I am not writing you a new command - 1 John :7-8

old… new commandment. See WCF 19.5. In his upper room discourse, recorded in the Fourth Gospel, Jesus cites the old commandment that we must love one another (cf. Lev 19:18; Jn 13:34), but places it in a new context: he is laying down his life for his friends (Jn 15:12). John contrasts the love between Christians and the hate the world has for Christians (see notes on Jn. 15:18-19). Christians love each other because Christ loved them, and people hate Christians, because they hate Christ and his ways (see notes on Jn. 15:12, 18). Through the commandment to love one another, Jesus confronts the hatred of the world, demonstrating the power of love to cast out hate, and the power of light to dispel the darkness (see notes on 1 John 4:7-21).

Hate - 1 John :9-11

hate. See HC 106. If someone does not love their fellow Christians, it shows that they do not love Christ. The word hate here is not about a person who gets angry occasionally, when wronged by others. Rather, the present participle in Greek, "one who hates," suggests a life characterized by opposition to Christ, his commands and his people.

Stumbling - 1 John 2:10

stumbling. This word (skandalon) refers to an object that makes someone trip, that causes a person's downfall. The imagery of 2:9-11 echoes John's primary claim that God is light (see notes on 1:5-7) and that those who walk in the light do not stumble in the darkness.
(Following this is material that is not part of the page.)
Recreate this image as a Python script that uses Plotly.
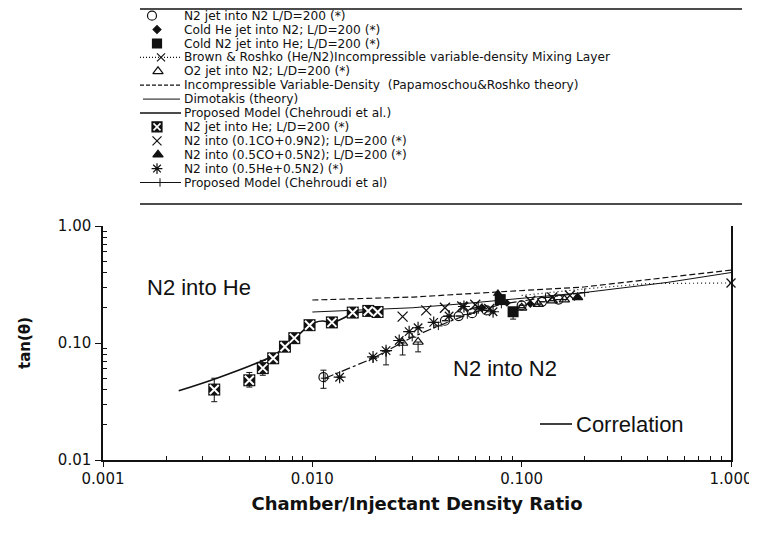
import plotly.graph_objects as go

W, H = 757, 533          # browser window
OFF = 8                  # page body margin in the browser
FW, FH = W - OFF, H - OFF

# ---------------- data (density ratio, tan(theta)) ----------------
# N2 jet into He; L/D=200
HE_X = [0.0034, 0.0050, 0.0058, 0.0065, 0.0074, 0.0082, 0.0097, 0.0124, 0.0156, 0.0185, 0.0205]
HE_Y = [0.040, 0.048, 0.061, 0.074, 0.093, 0.110, 0.142, 0.150, 0.182, 0.188, 0.184]
HE_EP = [0.010, 0.008, 0.010, 0.004, 0, 0, 0, 0, 0, 0, 0]
HE_EM = [0.0085, 0.006, 0.008, 0.003, 0, 0, 0, 0, 0, 0, 0]

# N2 jet into N2 L/D=200
N2N2_X = [0.0113, 0.043, 0.050, 0.058, 0.068, 0.100, 0.125, 0.150]
N2N2_Y = [0.051, 0.155, 0.170, 0.180, 0.190, 0.210, 0.225, 0.235]
N2N2_EP = [0.0076, 0, 0, 0, 0, 0, 0, 0]
N2N2_EM = [0.010, 0, 0, 0, 0, 0, 0, 0]

# Cold He jet into N2
CHE_X = [0.065, 0.085, 0.110]
CHE_Y = [0.200, 0.220, 0.215]

# Cold N2 jet into He
CN2_X = [0.079, 0.091]
CN2_Y = [0.235, 0.185]
CN2_EM = [0.0, 0.025]

# O2 jet into N2
O2_X = [0.027, 0.032, 0.100, 0.120, 0.140, 0.160, 0.185]
O2_Y = [0.100, 0.102, 0.200, 0.215, 0.230, 0.235, 0.245]
O2_EM = [0.021, 0.018, 0, 0, 0, 0, 0]

# N2 into (0.1CO+0.9N2)
CO1_X = [0.027, 0.035, 0.043, 0.052, 0.060, 0.070, 0.110, 0.140, 0.170]
CO1_Y = [0.168, 0.190, 0.200, 0.205, 0.212, 0.195, 0.230, 0.245, 0.255]

# N2 into (0.5CO+0.5N2)
CO5_X = [0.077, 0.185]
CO5_Y = [0.265, 0.245]

# N2 into (0.5He+0.5N2)
HEN2_X = [0.0135, 0.0195, 0.0225, 0.026, 0.029, 0.032, 0.038, 0.045, 0.053, 0.062, 0.073]
HEN2_Y = [0.051, 0.076, 0.086, 0.105, 0.125, 0.135, 0.150, 0.170, 0.205, 0.200, 0.185]
HEN2_EM = [0, 0, 0.021, 0, 0, 0, 0, 0, 0, 0, 0]

# Brown & Roshko (He/N2)
BR_LINE_X = [0.10, 0.20, 0.40, 1.00]
BR_LINE_Y = [0.255, 0.290, 0.322, 0.326]
BR_PT_X = [1.00]
BR_PT_Y = [0.326]

# Incompressible variable-density (Papamoschou & Roshko)
PR_X = [0.0100, 0.0304, 0.0767, 0.198, 1.00]
PR_Y = [0.233, 0.247, 0.273, 0.301, 0.420]

# Dimotakis (theory)
DIM_X = [0.0100, 0.030, 0.050, 0.100, 0.200, 0.500, 1.00]
DIM_Y = [0.184, 0.200, 0.215, 0.240, 0.270, 0.330, 0.400]

# Proposed model (He curve)
PMHE_X = [0.0023, 0.0035, 0.0055, 0.0065, 0.0075, 0.0085, 0.0097, 0.0103, 0.0112, 0.0125, 0.0160, 0.0200]
PMHE_Y = [0.039, 0.050, 0.068, 0.078, 0.094, 0.115, 0.142, 0.150, 0.154, 0.150, 0.180, 0.185]

# Proposed model (N2 curve)
PMN2_X = [0.0115, 0.0195, 0.0225, 0.030, 0.040, 0.055, 0.080, 0.130, 0.200]
PMN2_Y = [0.050, 0.074, 0.085, 0.112, 0.140, 0.175, 0.215, 0.245, 0.270]

X_TICKS = [0.001, 0.01, 0.1, 1.0]
X_TICKTEXT = ["0.001", "0.010", "0.100", "1.000"]
Y_TICKS = [0.01, 0.1, 1.0]
Y_TICKTEXT = ["0.01", "0.10", "1.00"]

LEGEND_LABELS = [
    "N2 jet into N2 L/D=200 (*)",
    "Cold He jet into N2; L/D=200 (*)",
    "Cold N2 jet into He; L/D=200 (*)",
    "Brown & Roshko (He/N2)Incompressible variable-density Mixing Layer",
    "O2 jet into N2; L/D=200 (*)",
    "Incompressible Variable-Density  (Papamoschou&Roshko theory)",
    "Dimotakis (theory)",
    "Proposed Model (Chehroudi et al.)",
    "N2 jet into He; L/D=200 (*)",
    "N2 into (0.1CO+0.9N2); L/D=200 (*)",
    "N2 into (0.5CO+0.5N2); L/D=200 (*)",
    "N2 into (0.5He+0.5N2) (*)",
    "Proposed Model (Chehroudi et al)",
]

INK = "#111111"
FONT = "DejaVu Sans"

fig = go.Figure()


def eb(plus, minus):
    return dict(type="data", array=plus, arrayminus=minus, symmetric=False,
                color=INK, thickness=1, width=3)


# ---------- lines ----------
fig.add_trace(go.Scatter(x=PR_X, y=PR_Y, mode="lines",
                         line=dict(color=INK, width=1.2, dash="6px,3px"), cliponaxis=False))
fig.add_trace(go.Scatter(x=DIM_X, y=DIM_Y, mode="lines",
                         line=dict(color=INK, width=1), cliponaxis=False))
fig.add_trace(go.Scatter(x=BR_LINE_X, y=BR_LINE_Y, mode="lines",
                         line=dict(color=INK, width=1.2, dash="1px,3px"), cliponaxis=False))
fig.add_trace(go.Scatter(x=PMHE_X, y=PMHE_Y, mode="lines", line_shape="spline",
                         line=dict(color=INK, width=1.6)))
fig.add_trace(go.Scatter(x=PMN2_X, y=PMN2_Y, mode="lines+markers",
                         line=dict(color=INK, width=1.2, dash="dashdot"),
                         marker=dict(symbol="cross-thin-open", size=6, line=dict(color=INK, width=1))))

# ---------- markers ----------
fig.add_trace(go.Scatter(x=N2N2_X, y=N2N2_Y, mode="markers", error_y=eb(N2N2_EP, N2N2_EM),
                         marker=dict(symbol="circle-open", size=9, color=INK, line=dict(color=INK, width=1.2))))
fig.add_trace(go.Scatter(x=CHE_X, y=CHE_Y, mode="markers",
                         marker=dict(symbol="diamond", size=6, color=INK)))
fig.add_trace(go.Scatter(x=O2_X, y=O2_Y, mode="markers", error_y=eb([0] * len(O2_X), O2_EM),
                         marker=dict(symbol="triangle-up-open", size=9, color=INK, line=dict(color=INK, width=1.2))))
fig.add_trace(go.Scatter(x=CO1_X, y=CO1_Y, mode="markers",
                         marker=dict(symbol="x-thin-open", size=10, color=INK, line=dict(color=INK, width=1.3))))
fig.add_trace(go.Scatter(x=HEN2_X, y=HEN2_Y, mode="markers", error_y=eb([0] * len(HEN2_X), HEN2_EM),
                         marker=dict(symbol="asterisk-open", size=10, color=INK, line=dict(color=INK, width=1.2))))
fig.add_trace(go.Scatter(x=CO5_X, y=CO5_Y, mode="markers",
                         marker=dict(symbol="triangle-up", size=9, color=INK)))
fig.add_trace(go.Scatter(x=CN2_X, y=CN2_Y, mode="markers", error_y=eb([0] * len(CN2_X), CN2_EM),
                         marker=dict(symbol="square", size=11, color=INK)))
fig.add_trace(go.Scatter(x=HE_X, y=HE_Y, mode="markers", error_y=eb(HE_EP, HE_EM),
                         marker=dict(symbol="square", size=12, color=INK)))
fig.add_trace(go.Scatter(x=HE_X, y=HE_Y, mode="markers",
                         marker=dict(symbol="x-thin-open", size=9, color="white", line=dict(color="white", width=2))))
fig.add_trace(go.Scatter(x=BR_PT_X, y=BR_PT_Y, mode="markers", cliponaxis=False,
                         marker=dict(symbol="x-thin-open", size=9, color=INK, line=dict(color=INK, width=1.3))))

for tr in fig.data:
    tr.showlegend = False

# ---------- hand-drawn legend (page-pixel helper axes) ----------
ROW0, DROW = 15.7, 13.9
MX = 157


def row_y(i):
    return ROW0 + DROW * i


def leg_marker(i, symbol, size, xpos=MX, color=INK, lw=1.2, lc=INK):
    fig.add_trace(go.Scatter(x=[xpos], y=[row_y(i)], mode="markers", xaxis="x2", yaxis="y2",
                             showlegend=False, hoverinfo="skip",
                             marker=dict(symbol=symbol, size=size, color=color, line=dict(color=lc, width=lw))))


def leg_line(i, x0, x1, dash="solid", width=1.2):
    fig.add_trace(go.Scatter(x=[x0, x1], y=[row_y(i), row_y(i)], mode="lines", xaxis="x2", yaxis="y2",
                             showlegend=False, hoverinfo="skip",
                             line=dict(color=INK, width=width, dash=dash)))


leg_marker(0, "circle-open", 9, xpos=152)
leg_marker(1, "diamond", 6)
leg_marker(2, "square", 9)
leg_line(3, 140, 180, dash="1px,2px")
leg_marker(3, "x-thin-open", 8, xpos=161)
leg_marker(4, "triangle-up-open", 9, xpos=158)
leg_line(5, 140, 180, dash="4px,2px")
leg_line(6, 143, 180, width=1)
leg_line(7, 140, 181, width=1.6)
leg_marker(8, "square", 10)
leg_marker(8, "x-thin-open", 7, color="white", lc="white", lw=1.6)
leg_marker(9, "x-thin-open", 9, lw=1.2)
leg_marker(10, "triangle-up", 9, xpos=158)
leg_marker(11, "asterisk-open", 9)
leg_line(12, 140, 181, width=1.2)
leg_marker(12, "cross-thin-open", 6, xpos=160, lw=1)

annotations = []
for i, lab in enumerate(LEGEND_LABELS):
    annotations.append(dict(x=182, y=row_y(i), xref="x2", yref="y2", text=lab, showarrow=False,
                            xanchor="left", yanchor="middle",
                            font=dict(family=FONT, size=12.2, color=INK)))


def pxp(x):
    return (x - OFF) / FW


def pyp(y):
    return 1 - (y - OFF) / FH


annotations += [
    dict(x=pxp(199), y=pyp(287), xref="paper", yref="paper", text="N2 into He", showarrow=False,
         xanchor="center", yanchor="middle", font=dict(family="Liberation Sans", size=22, color=INK)),
    dict(x=pxp(505), y=pyp(368), xref="paper", yref="paper", text="N2 into N2", showarrow=False,
         xanchor="center", yanchor="middle", font=dict(family="Liberation Sans", size=22, color=INK)),
    dict(x=pxp(574), y=pyp(424), xref="paper", yref="paper", text="Correlation", showarrow=False,
         xanchor="left", yanchor="middle", font=dict(family="Liberation Sans", size=22, color=INK)),
]

shapes = [
    dict(type="line", xref="paper", yref="paper", x0=pxp(140), x1=pxp(742), y0=pyp(9), y1=pyp(9),
         line=dict(color=INK, width=1.5)),
    dict(type="line", xref="paper", yref="paper", x0=pxp(140), x1=pxp(742), y0=pyp(204), y1=pyp(204),
         line=dict(color=INK, width=1.5)),
    dict(type="line", xref="paper", yref="paper", x0=pxp(540), x1=pxp(572), y0=pyp(424), y1=pyp(424),
         line=dict(color=INK, width=1.6)),
]

X_MINOR = [k * 10.0 ** e for e in range(-3, 0) for k in range(2, 10)]
Y_MINOR = [k * 10.0 ** e for e in range(-2, 0) for k in range(2, 10)]

fig.update_layout(
    width=FW, height=FH,
    margin=dict(l=0, r=0, t=0, b=0, autoexpand=False),
    paper_bgcolor="white", plot_bgcolor="rgba(0,0,0,0)",
    showlegend=False,
    annotations=annotations, shapes=shapes,
    xaxis=dict(type="log", range=[-3, 0], domain=[pxp(103), pxp(731)], anchor="y", automargin=False,
               tickmode="array", tickvals=X_TICKS, ticktext=X_TICKTEXT,
               ticks="outside", ticklen=5, tickwidth=1.2, tickcolor=INK,
               showline=True, linecolor=INK, linewidth=1.5, mirror=False,
               showgrid=False, zeroline=False, ticklabelstandoff=-1,
               minor=dict(tickmode="array", tickvals=X_MINOR, ticks="inside", ticklen=4,
                          tickwidth=1, tickcolor=INK, showgrid=False),
               tickfont=dict(family=FONT, size=15, color=INK),
               title=dict(text="Chamber/Injectant Density Ratio", standoff=11,
                          font=dict(family=FONT, size=18, color=INK, weight="bold"))),
    yaxis=dict(type="log", range=[-2, 0], domain=[pyp(460), pyp(226)], anchor="x", automargin=False,
               tickmode="array", tickvals=Y_TICKS, ticktext=Y_TICKTEXT,
               ticks="outside", ticklen=6, tickwidth=1.2, tickcolor=INK,
               showline=True, linecolor=INK, linewidth=1.5, mirror=True,
               showgrid=False, zeroline=False, ticklabelstandoff=1,
               minor=dict(tickmode="array", tickvals=Y_MINOR, ticks="inside", ticklen=4,
                          tickwidth=1, tickcolor=INK, showgrid=False),
               tickfont=dict(family=FONT, size=15, color=INK),
               title=dict(text="tan(θ)", standoff=24,
                          font=dict(family=FONT, size=15, color=INK, weight="bold"))),
    xaxis2=dict(domain=[0, 1], range=[OFF, W], anchor="y2", visible=False, fixedrange=True),
    yaxis2=dict(domain=[0, 1], range=[H, OFF], anchor="x2", visible=False, fixedrange=True),
)

fig.write_html("out.html")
John tightly connects obedience to Jesus' command to love one another with walking in God's light.

The Letter's Recipients Know God and Overcome Evil.- 1 John 2:12-14

Having cautioned his readers about the importance of loving one another, he assures them of his confidence in their confession about Christ and their obedience to his command. He intends to encourage them with this letter to overcome the evil one by staying true to the course they are on.

Children . . . fathers . . . young men - 1 John 2:12-14

dear children… fathers… young men… little children. John could be addressing people of different ages in the same congregation or people at different stages of spiritual growth. He offers his readers a clue by repeatedly calling them children (2:12, 13), which indicates that the purpose for his writing, repeated to their fathers and young men applies to everyone. By addressing their fathers or leaders, John is addressing the congregation's representatives. By addressing their young men or apprentice leaders, John is addressing the congregation's future character. Each set of three statements, repeated with slight variation, then, addresses everyone in the congregation.